--- Given exercise ---
Start at the line holding "Rebuild this chart", stop at the line holding "import plotly.graph_objects as go", and repeat those lines exactly, both ends included; skip the pictures.

--- Exercise inputs ---

________________________

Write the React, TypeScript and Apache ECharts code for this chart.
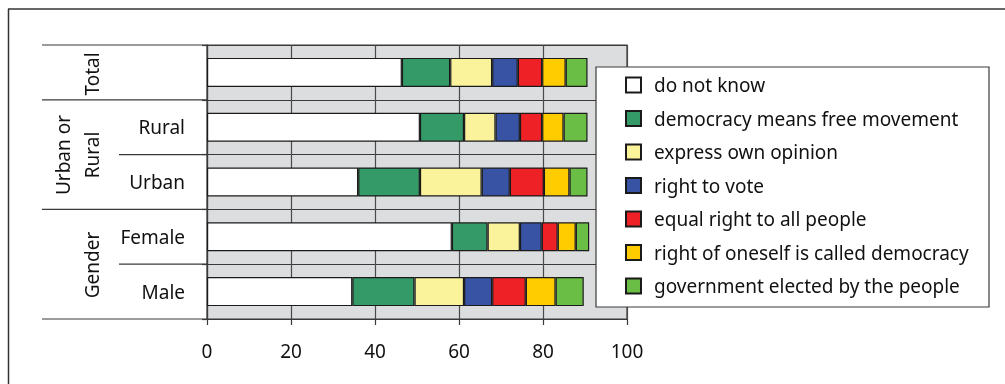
import React, { useEffect, useRef } from "react";
import * as echarts from "echarts";

const categories = ["Total", "Rural", "Urban", "Female", "Male"];
const seriesNames = [
  "do not know",
  "democracy means free movement",
  "express own opinion",
  "right to vote",
  "equal right to all people",
  "right of oneself is called democracy",
  "government elected by the people",
];
const doNotKnow = [46.4, 50.7, 36.0, 58.3, 34.6];
const freeMovement = [11.5, 10.5, 14.7, 8.5, 14.8];
const ownOpinion = [10.0, 7.5, 14.7, 7.7, 11.8];
const rightToVote = [6.1, 5.8, 6.7, 5.2, 6.7];
const equalRight = [5.8, 5.3, 8.1, 3.8, 8.0];
const rightOfOneself = [5.6, 5.1, 6.1, 4.3, 7.1];
const governmentElected = [5.2, 5.7, 4.3, 3.2, 6.7];
const seriesValues = [doNotKnow, freeMovement, ownOpinion, rightToVote, equalRight, rightOfOneself, governmentElected];
const colors = ["#FFFFFF", "#349A68", "#FAF39B", "#3953A4", "#EE2226", "#FFCC00", "#6ABD45"];
const xTicks = [0, 20, 40, 60, 80, 100];

const FONT = "Noto Sans";
const GRID_LEFT = 207;
const GRID_TOP = 45;
const GRID_W = 420;
const GRID_H = 274;

export default function App() {
  const ref = useRef<HTMLDivElement>(null);
  useEffect(() => {
    if (!ref.current) return;
    const chart = echarts.init(ref.current, null, { renderer: "svg" });
    const band = GRID_H / categories.length;
    const lineStyle = { stroke: "#3a3a3a", lineWidth: 1.2 };
    const boundaryLines: any[] = [];
    for (let i = 0; i <= categories.length; i++) {
      const y = GRID_TOP + band * i;
      const short = i === 2 || i === 4;
      boundaryLines.push({
        type: "line",
        shape: { x1: short ? 119 : 42, y1: y, x2: GRID_LEFT, y2: y },
        style: lineStyle,
        z: 5,
      });
    }
    chart.setOption({
      animation: false,
      textStyle: { fontFamily: FONT },
      grid: {
        left: GRID_LEFT,
        top: GRID_TOP,
        width: GRID_W,
        height: GRID_H,
        show: true,
        backgroundColor: "#DCDDDF",
        borderColor: "#3a3a3a",
        borderWidth: 1.2,
      },
      xAxis: {
        type: "value",
        min: 0,
        max: 100,
        interval: 20,
        axisLine: { show: true, lineStyle: { color: "#3a3a3a", width: 1.2 } },
        axisTick: { show: true, length: 6, lineStyle: { color: "#3a3a3a", width: 1.2 } },
        axisLabel: {
          margin: 22,
          fontSize: 19,
          color: "#111",
          fontFamily: FONT,
          formatter: (v: number) => (xTicks.includes(v) ? String(v) : ""),
        },
        splitLine: { show: true, lineStyle: { color: "#4a4a4a", width: 1.2 } },
      },
      yAxis: {
        type: "category",
        data: categories,
        inverse: true,
        axisLine: { show: true, lineStyle: { color: "#3a3a3a", width: 1.2 } },
        axisTick: { show: true, length: 5, lineStyle: { color: "#3a3a3a", width: 1.2 } },
        axisLabel: {
          margin: 22,
          fontSize: 19,
          color: "#111",
          fontFamily: FONT,
          formatter: (v: string) => (v === "Total" ? "" : v),
        },
        splitLine: { show: true, lineStyle: { color: "#3a3a3a", width: 1.2 } },
      },
      legend: {
        orient: "vertical",
        left: 625,
        top: 75,
        padding: 0,
        z: 20,
        itemWidth: 15,
        itemHeight: 15,
        itemGap: 13.5,
        icon: "rect",
        textStyle: { fontSize: 19, lineHeight: 20, color: "#111", fontFamily: FONT, padding: [0, 0, 0, 8] },
        data: seriesNames,
      },
      graphic: [
        {
          type: "rect",
          z: 10,
          shape: { x: 596, y: 67, width: 393, height: 240 },
          style: { fill: "#fff", stroke: "#3a3a3a", lineWidth: 1.2 },
        },
        {
          type: "line",
          shape: { x1: 8.5, y1: 9, x2: 8.5, y2: 384 },
          style: { stroke: "#333", lineWidth: 1.5 },
        },
        {
          type: "line",
          shape: { x1: 8, y1: 9, x2: 1005, y2: 9 },
          style: { stroke: "#333", lineWidth: 1.5 },
        },
        ...boundaryLines,
        {
          type: "text",
          x: 92,
          y: 74,
          rotation: Math.PI / 2,
          style: { text: "Total", fontSize: 19, fontFamily: FONT, fill: "#111", align: "center", verticalAlign: "middle" },
        },
        {
          type: "text",
          x: 77.5,
          y: 155,
          rotation: Math.PI / 2,
          style: {
            text: "Urban or\nRural",
            fontSize: 19,
            lineHeight: 29,
            fontFamily: FONT,
            fill: "#111",
            align: "center",
            verticalAlign: "middle",
          },
        },
        {
          type: "text",
          x: 92,
          y: 265,
          rotation: Math.PI / 2,
          style: { text: "Gender", fontSize: 19, fontFamily: FONT, fill: "#111", align: "center", verticalAlign: "middle" },
        },
      ],
      series: seriesNames.map((name, i) => ({
        name,
        type: "bar",
        stack: "all",
        barWidth: 29,
        data: seriesValues[i],
        itemStyle: { color: colors[i], borderColor: "#1a1a1a", borderWidth: 1.2 },
      })),
    });
    return () => chart.dispose();
  }, []);
  return <div ref={ref} style={{ position: "fixed", left: 0, top: 0, width: 1005, height: 384 }} />;
}
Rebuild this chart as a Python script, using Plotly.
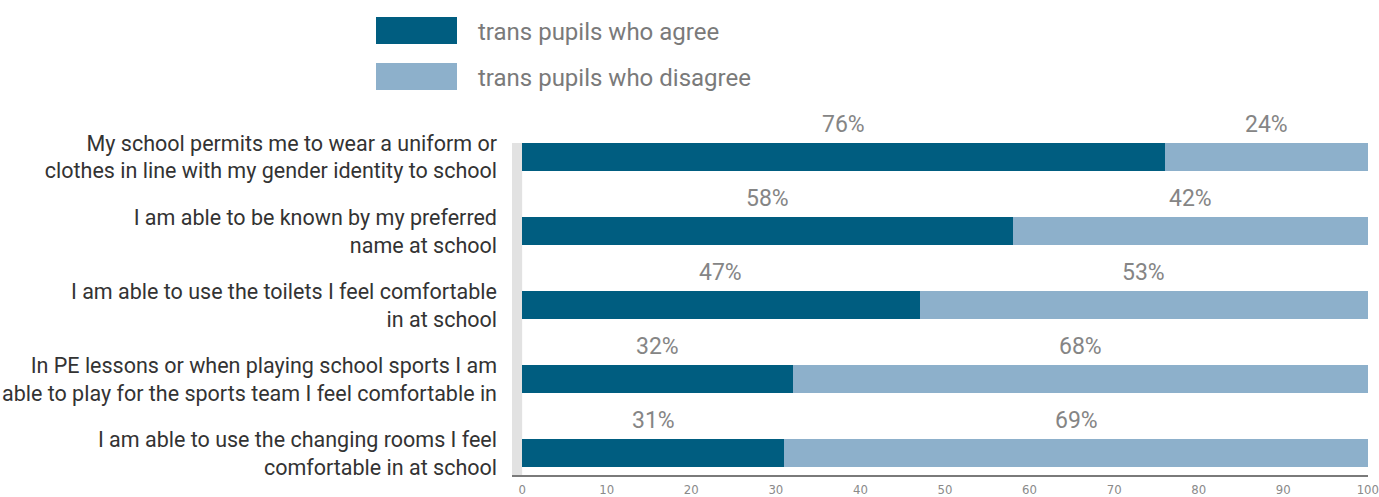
import plotly.graph_objects as go

# Survey statements (y categories, top to bottom)
statements = [
    "My school permits me to wear a uniform or<br>clothes in line with my gender identity to school",
    "I am able to be known by my preferred<br>name at school",
    "I am able to use the toilets I feel comfortable<br>in at school",
    "In PE lessons or when playing school sports I am<br>able to play for the sports team I feel comfortable in",
    "I am able to use the changing rooms I feel<br>comfortable in at school",
]
agree = [76, 58, 47, 32, 31]
disagree = [24, 42, 53, 68, 69]
series_names = ["trans pupils who agree", "trans pupils who disagree"]
x_ticks = [0, 10, 20, 30, 40, 50, 60, 70, 80, 90, 100]

AGREE_COLOR = "#005d80"
DISAGREE_COLOR = "#8db0cb"
LABEL_FONT = "Roboto"

W, H = 1379, 497
M_L, M_R, M_T, M_B = 512, 11, 120, 22
PW, PH = W - M_L - M_R, H - M_T - M_B


def px_x(x):
    return (x - M_L) / PW


def px_y(y):
    return (H - M_B - y) / PH


fig = go.Figure()
fig.add_trace(go.Bar(
    y=statements, x=agree, orientation="h", name=series_names[0],
    marker=dict(color=AGREE_COLOR, line=dict(width=0)), width=0.38,
    showlegend=False, hoverinfo="x",
))
fig.add_trace(go.Bar(
    y=statements, x=disagree, orientation="h", name=series_names[1],
    marker=dict(color=DISAGREE_COLOR, line=dict(width=0)), width=0.38,
    showlegend=False, hoverinfo="x",
))

# Percentage labels above each segment
for s, a, d in zip(statements, agree, disagree):
    for xc, v in ((a / 2, a), (a + d / 2, d)):
        fig.add_annotation(
            x=xc, y=s, text=f"{v}%", showarrow=False, yshift=33,
            font=dict(family=LABEL_FONT, size=23, color="#858585"),
        )

# Grey band along the zero line
fig.add_shape(type="rect", xref="x", yref="y", x0=-1.2, x1=0, y0=-0.19, y1=4.297,
              fillcolor="#e2e2e2", line=dict(width=0), layer="below")

# Legend drawn as swatches with text
legend_rows = [(series_names[0], AGREE_COLOR, 17, 44), (series_names[1], DISAGREE_COLOR, 63, 90)]
for name, color, y0, y1 in legend_rows:
    fig.add_shape(type="rect", xref="paper", yref="paper",
                  x0=px_x(376), x1=px_x(457), y0=px_y(y1), y1=px_y(y0),
                  fillcolor=color, line=dict(width=0))
    fig.add_annotation(xref="paper", yref="paper", x=px_x(476), y=px_y((y0 + y1) / 2),
                       xanchor="left", yanchor="middle", text=name, showarrow=False,
                       yshift=-2,
                       font=dict(family=LABEL_FONT, size=24, color="#7a7a7a"))

fig.update_layout(
    barmode="stack",
    width=W, height=H,
    margin=dict(l=M_L, r=M_R, t=M_T, b=M_B, pad=0, autoexpand=False),
    paper_bgcolor="white", plot_bgcolor="white",
    showlegend=False,
    xaxis=dict(
        range=[-1.2, 100.02], tickvals=x_ticks, showgrid=False, zeroline=False,
        showline=True, linecolor="#7a7a7a", linewidth=2, ticks="",
        ticklabelstandoff=1, ticklabeloverflow="allow", automargin=False,
        tickfont=dict(family="DejaVu Sans Condensed, Liberation Sans Narrow", size=13, color="#8a8a8a"),
        fixedrange=True,
    ),
    yaxis=dict(
        categoryorder="array", categoryarray=statements,
        range=[4.297, -0.5], showgrid=False, zeroline=False, showline=False,
        ticks="", ticklabelstandoff=14, automargin=False,
        tickfont=dict(family=LABEL_FONT, size=21.5, color="#333333"),
        fixedrange=True,
    ),
)

fig.write_html("out.html")
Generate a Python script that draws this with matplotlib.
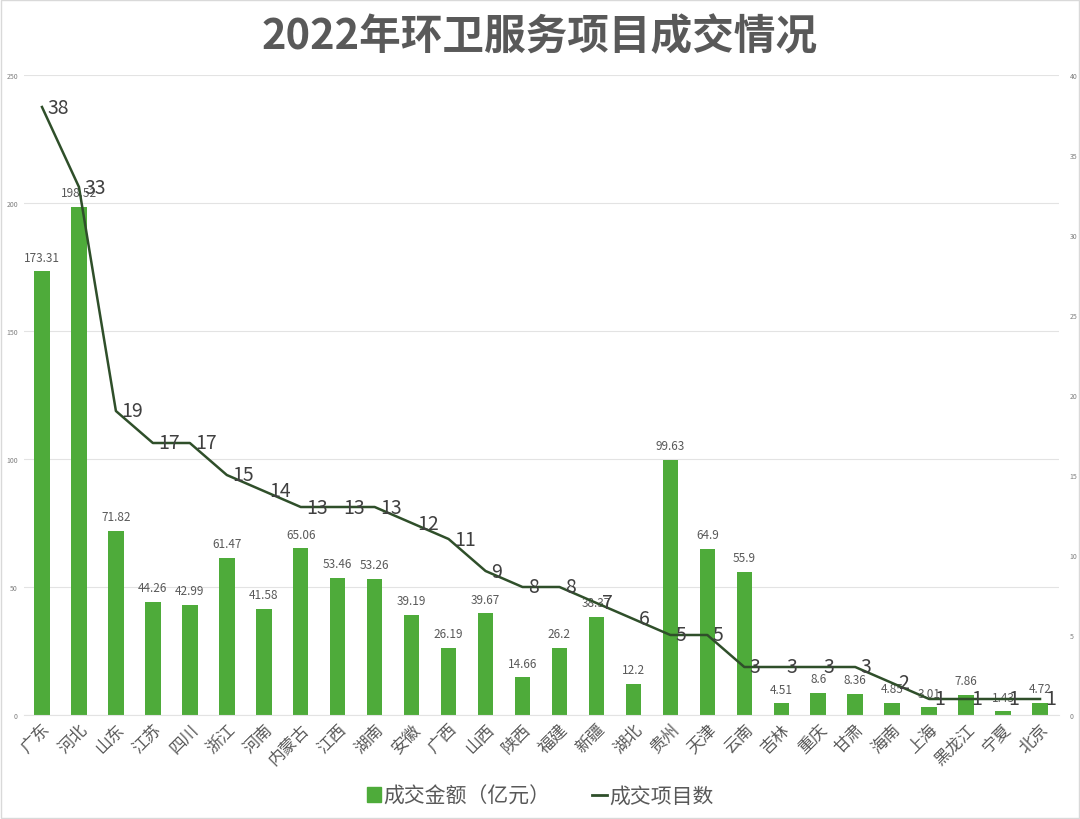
import numpy as np
import matplotlib.pyplot as plt
from matplotlib.patches import Rectangle
from matplotlib.lines import Line2D

plt.rcParams['font.family'] = ['Noto Sans CJK SC', 'DejaVu Sans']

# data
provinces = ['广东', '河北', '山东', '江苏', '四川', '浙江', '河南', '内蒙古', '江西', '湖南',
             '安徽', '广西', '山西', '陕西', '福建', '新疆', '湖北', '贵州', '天津', '云南',
             '吉林', '重庆', '甘肃', '海南', '上海', '黑龙江', '宁夏', '北京']
amounts = [173.31, 198.52, 71.82, 44.26, 42.99, 61.47, 41.58, 65.06, 53.46, 53.26,
           39.19, 26.19, 39.67, 14.66, 26.2, 38.37, 12.2, 99.63, 64.9, 55.9,
           4.51, 8.6, 8.36, 4.85, 3.01, 7.86, 1.43, 4.72]
counts = [38, 33, 19, 17, 17, 15, 14, 13, 13, 13,
          12, 11, 9, 8, 8, 7, 6, 5, 5, 3,
          3, 3, 3, 2, 1, 1, 1, 1]
amount_labels = ['173.31', '198.52', '71.82', '44.26', '42.99', '61.47', '41.58', '65.06',
                 '53.46', '53.26', '39.19', '26.19', '39.67', '14.66', '26.2', '38.37',
                 '12.2', '99.63', '64.9', '55.9', '4.51', '8.6', '8.36', '4.85', '3.01',
                 '7.86', '1.43', '4.72']

bar_color = '#4eab3a'
line_color = '#2f4f2a'
text_color = '#595959'

fig = plt.figure(figsize=(10.8, 8.2), dpi=100)
ax = fig.add_axes([23.5 / 1080, 1 - 716 / 820, 1035 / 1080, 640 / 820])
ax2 = ax.twinx()

x = np.arange(len(provinces))
ax.bar(x, amounts, width=0.42, color=bar_color, zorder=2)
for xi, v, lab in zip(x, amounts, amount_labels):
    ax.text(xi, v + 3, lab, ha='center', va='bottom', fontsize=8.5, color=text_color, zorder=3)

ax.set_xlim(-0.5, len(provinces) - 0.5)
ax.set_ylim(0, 250)
ax.set_yticks(np.arange(0, 251, 50))
ax.grid(axis='y', color='#e3e3e3', linewidth=0.8, zorder=0)
ax.set_axisbelow(True)
ax.tick_params(axis='y', labelsize=5, colors='#7f7f7f', length=0, pad=4)
ax.set_xticks(x)
ax.set_xticklabels(provinces, rotation=45, ha='right', rotation_mode='anchor',
                   fontsize=12, color=text_color)
ax.tick_params(axis='x', length=0, pad=4)
for s in ['top', 'right', 'left']:
    ax.spines[s].set_visible(False)
ax.spines['bottom'].set_color('#e3e3e3')
ax.set_facecolor('none')

ax2.plot(x, counts, color=line_color, linewidth=1.8, zorder=4)
for xi, c in zip(x, counts):
    ax2.annotate(str(c), (xi, c), xytext=(4, 0), textcoords='offset points',
                 ha='left', va='center', fontsize=14, color='#404040', zorder=5)
ax2.set_ylim(0, 40)
ax2.set_yticks(np.arange(0, 41, 5))
ax2.tick_params(axis='y', labelsize=5, colors='#7f7f7f', length=0, pad=8)
for s in ['top', 'right', 'left', 'bottom']:
    ax2.spines[s].set_visible(False)

fig.suptitle('2022年环卫服务项目成交情况', x=0.5, y=0.98, fontsize=30,
             fontweight='bold', color=text_color)

handles = [Rectangle((0, 0), 1, 1, color=bar_color),
           Line2D([0], [0], color=line_color, linewidth=2)]
fig.legend(handles, ['成交金额（亿元）', '成交项目数'], loc='center',
           bbox_to_anchor=(0.5, 1 - 797 / 820), ncol=2, frameon=False,
           fontsize=15, labelcolor=text_color, handlelength=0.7, handletextpad=0.1,
           columnspacing=2.0)

fig.patches.append(Rectangle((0.001, 0.001), 0.998, 0.998, transform=fig.transFigure,
                             fill=False, edgecolor='#d9d9d9', linewidth=1))

fig.savefig('out.png', dpi=100)
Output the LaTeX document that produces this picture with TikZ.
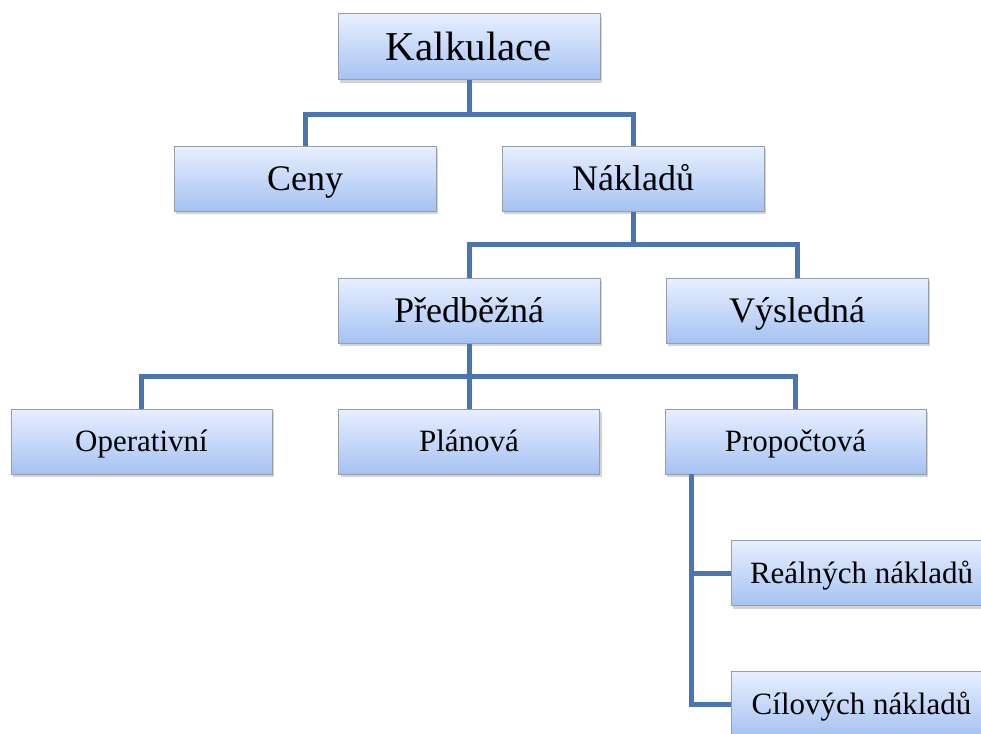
\documentclass[tikz,border=0pt]{standalone}
\usepackage{fontspec}
\setmainfont{Liberation Serif}
\usetikzlibrary{shadows}
\definecolor{boxtop}{RGB}{232,239,255}
\definecolor{boxbot}{RGB}{166,194,242}
\definecolor{boxline}{RGB}{150,158,170}
\definecolor{conncol}{RGB}{74,117,176}
\tikzset{
  box/.style={rectangle, draw=boxline, line width=1pt, top color=boxtop, bottom color=boxbot,
    minimum width=262pt, minimum height=65pt, inner sep=0pt, text=black, text depth=0pt,
    drop shadow={opacity=0.35, shadow xshift=2pt, shadow yshift=-3pt}},
  big/.style={box, font=\fontsize{41}{45}\selectfont, minimum height=66pt, text height=27pt},
  mid/.style={box, font=\fontsize{36}{40}\selectfont, text height=24pt},
  small/.style={box, font=\fontsize{31}{35}\selectfont, minimum width=261pt, text height=20.5pt},
  conn/.style={draw=conncol, line width=5pt}
}
\begin{document}
\begin{tikzpicture}[x=1pt,y=-1pt]
\useasboundingbox (0,0) rectangle (981,733);
\node[big] (kal) at (469,47) {Kalkulace};
\node[mid] (ceny) at (305,178.5) {Ceny};
\node[mid] (nak) at (633,178.5) {Nákladů};
\node[mid] (pred) at (469,310.5) {Předběžná};
\node[mid] (vys) at (797,310.5) {Výsledná};
\node[small] (oper) at (141.5,441.5) {Operativní};
\node[small] (plan) at (469,441.5) {Plánová};
\node[small] (prop) at (795.5,441.5) {Propočtová};
\node[small] (real) at (861.5,573) {Reálných nákladů};
\node[small] (cil) at (861.5,704) {Cílových nákladů};
\coordinate (pv) at (691,474);
\draw[conn] (kal.south) -- ++(0,34) -| (ceny.north);
\draw[conn] (kal.south) -- ++(0,34) -| (nak.north);
\draw[conn] (nak.south) -- ++(0,33) -| (pred.north);
\draw[conn] (nak.south) -- ++(0,33) -| (vys.north);
\draw[conn] (pred.south) -- ++(0,33) -| (oper.north);
\draw[conn] (pred.south) -- ++(0,33) -| (plan.north);
\draw[conn] (pred.south) -- ++(0,33) -| (prop.north);
\draw[conn] (pv) |- (real.west);
\draw[conn] (pv) |- (cil.west);
\end{tikzpicture}
\end{document}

________________________

--- Worked answer ---
Rebuild this chart as a Python script, using Plotly.
import plotly.graph_objects as go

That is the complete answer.